Take a minute and think: to whom you would most likely listen? Would it be to that man in the corner, however charismatic he may be, telling you to use a latrine, dig a well, wash your hands? Or would it be to the medic who just a month ago performed a life saving amputation, treated your child for cerebral malaria, and gave your sister blood transfusion? How do these young men of the BPHWT and its leaders convince farmers, teachers, mothers, fathers and grandmothers of their own responsibilities and power over their own health: that an ounce of prevention is worth a pound of cure?

It'd hardly a new idea or concept, but what the BPHWT have learned is that the pills they carry can indirectly serve as powerful bargaining tools for improvements in public health.

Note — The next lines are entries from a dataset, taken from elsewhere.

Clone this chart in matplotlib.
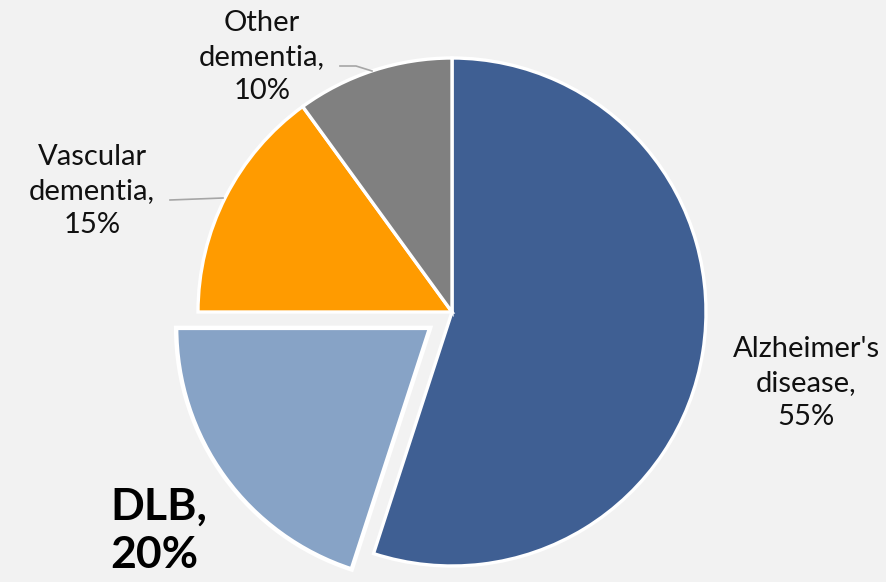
import matplotlib.pyplot as plt

# Share of dementia cases by type
categories = ["Alzheimer's\ndisease", "DLB", "Vascular\ndementia", "Other\ndementia"]
shares = [55, 20, 15, 10]
colors = ['#3F5F93', '#87A3C6', '#FF9B00', '#808080']

bg = '#F2F2F2'

fig = plt.figure(figsize=(8.87, 5.82), dpi=100, facecolor=bg)
ax = fig.add_axes([0, 0, 1, 1])
ax.set_facecolor(bg)

# work in pixel units so the pie sits where we want it
cx, cy, R = 452, 270, 254
wedges, _ = ax.pie(shares, colors=colors, startangle=90, counterclock=False,
                   center=(cx, cy), radius=R, explode=[0, 27, 0, 0],
                   wedgeprops=dict(edgecolor='white', linewidth=2.4))
wedges[1].set_linewidth(3.2)

font = 'Lato'
labels = [f"{c},\n{s}%" for c, s in zip(categories, shares)]
small = dict(ha='center', va='center', fontsize=21, family=font,
             fontweight='normal', color='#111111', linespacing=1.38)

ax.text(806, 199, labels[0], **small)   # Alzheimer's
ax.text(92, 391, labels[2], **small)    # Vascular
ax.text(262, 525, labels[3], **small)   # Other
# DLB, highlighted
ax.text(110, 51, labels[1], ha='left', va='center', fontsize=32,
        family=font, fontweight='bold', color='black', linespacing=1.25)

# leader lines
ax.plot([340, 356, 372], [516, 516, 511], color='#A6A6A6', lw=1.2)
ax.plot([170, 223], [382, 384], color='#A6A6A6', lw=1.2)

ax.set_xlim(0, 887)
ax.set_ylim(0, 582)
ax.set_aspect('equal')
ax.axis('off')

fig.savefig('out.png', dpi=100, facecolor=bg)
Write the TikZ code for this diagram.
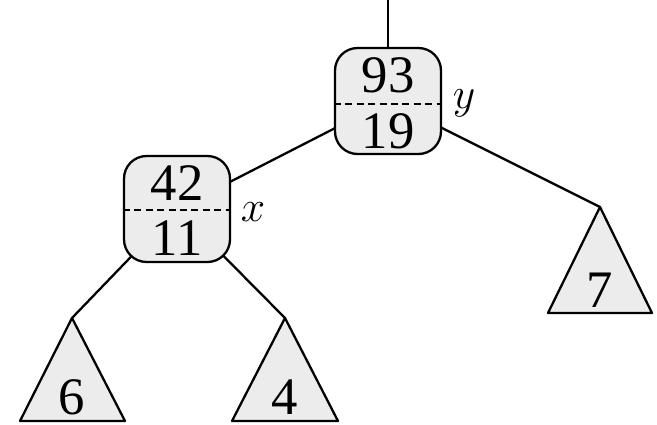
\documentclass[tikz,border=0pt]{standalone}
\usepackage{fontspec}
\setmainfont{Liberation Serif}
\usetikzlibrary{backgrounds}

\begin{document}
\begin{tikzpicture}[x=0.02cm, y=-0.02cm, line width=1.3pt,
    keybox/.style={draw, fill=gray!15, rounded corners=0.45cm, minimum size=2.12cm, inner sep=0pt},
    subtree/.style={draw, fill=gray!15, line join=round},
    link/.style={line width=1.3pt},
    num/.style={font=\fontsize{30}{32}\selectfont, inner sep=0pt},
    tag/.style={font=\fontsize{25}{28}\selectfont, inner sep=0pt}]
        \useasboundingbox (0,0) rectangle (657,424);

        % nodes holding key and size
        \node[keybox] (y) at (388,101) {};
        \node[keybox] (x) at (177,209) {};
        \draw[dashed, dash pattern=on 4pt off 2.5pt] (y.west) ++(0,3) -- ([yshift=-3*0.02cm]y.east);
        \draw[dashed, dash pattern=on 4pt off 2.5pt] (x.west) ++(0,1) -- ([yshift=-1*0.02cm]x.east);
        \node[num] (ykey) at (388,75) {93};
        \node[num] (ysize) at (388,131) {19};
        \node[num] (xkey) at (177,183) {42};
        \node[num] (xsize) at (177,238) {11};
        \node[tag] (ylab) at (464,103) {$y$};
        \node[tag] (xlab) at (253,212) {$x$};

        % subtrees
        \coordinate (top) at (388,0);
        \coordinate (t6) at (72,318);
        \coordinate (t4) at (285,318);
        \coordinate (t7) at (600,207);
        \draw[subtree] (t6) -- ++(-52,103) -- ++(105,0) -- cycle;
        \draw[subtree] (t4) -- ++(-53,103) -- ++(106,0) -- cycle;
        \draw[subtree] (t7) -- ++(-52,106) -- ++(104,0) -- cycle;
        \node[num] (six) at (72,397) {6};
        \node[num] (four) at (285,397) {4};
        \node[num] (seven) at (600,290) {7};

        \begin{scope}[on background layer]
            \draw[link] (top) -- (y.center);
            \draw[link] (y.center) -- (x.center);
            \draw[link] (y.center) -- (t7);
            \draw[link] (x.center) -- (t6);
            \draw[link] (x.center) -- (t4);
        \end{scope}
    \end{tikzpicture}
\end{document}
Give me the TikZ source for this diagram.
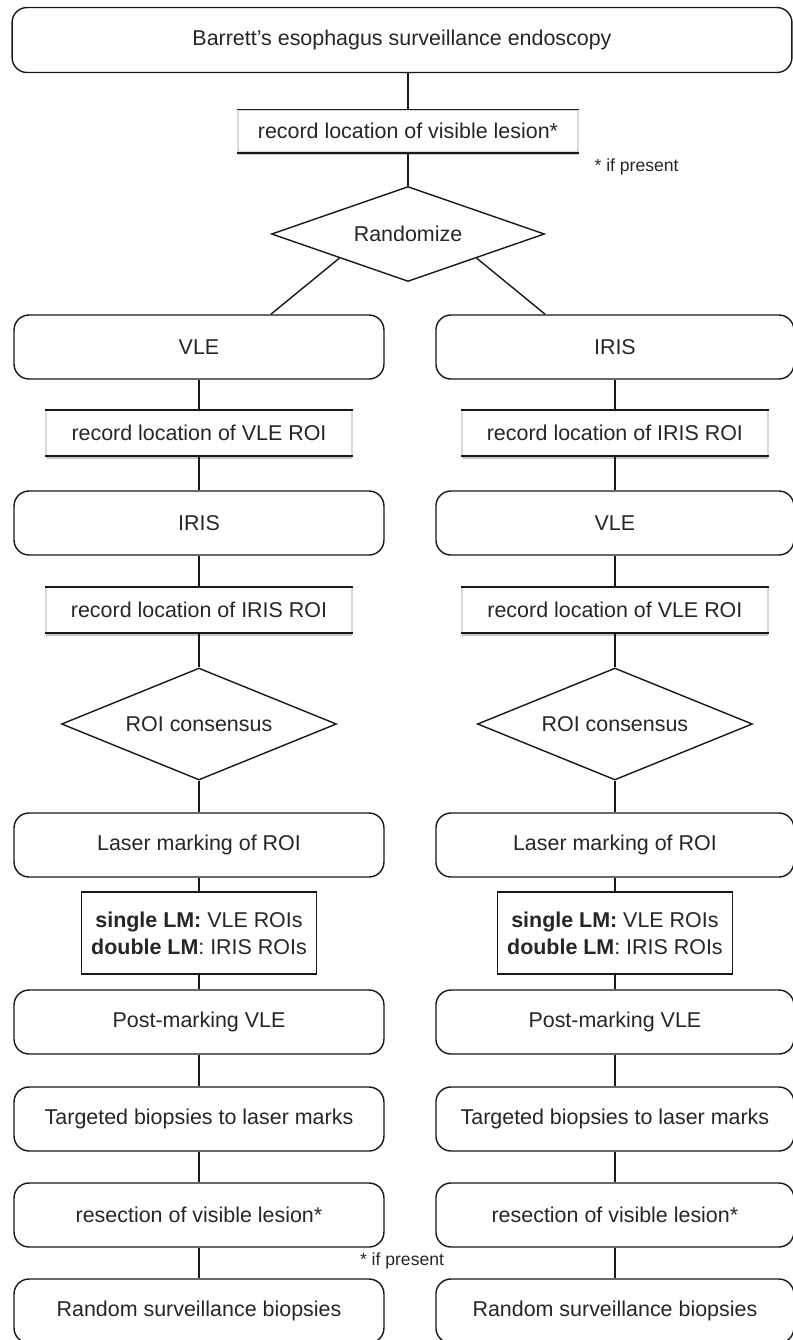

So, while using their skills and pills to prevent malaria death, cure pneumonia, or dose out de-worming medicine (decreases anemia, chronic malnutrition, growth retardation and increases cognitive development) or provide drops of Vitamin A (decreases infant mortality by 25-30%), they also educate the villagers about breast feeding, birth control and child spacing, about oral re-hydration for diarrhea, hygiene and nutrition, about HIV and a score of other public health measures that pave the way for long term improvements in the health of the population and ultimately give the power and responsibility of health back to the people. As one of our favorite border Philosophers, tireless Public Health advocate, and leader of the BPHWT would say, health has to be "bottom up," not "top down".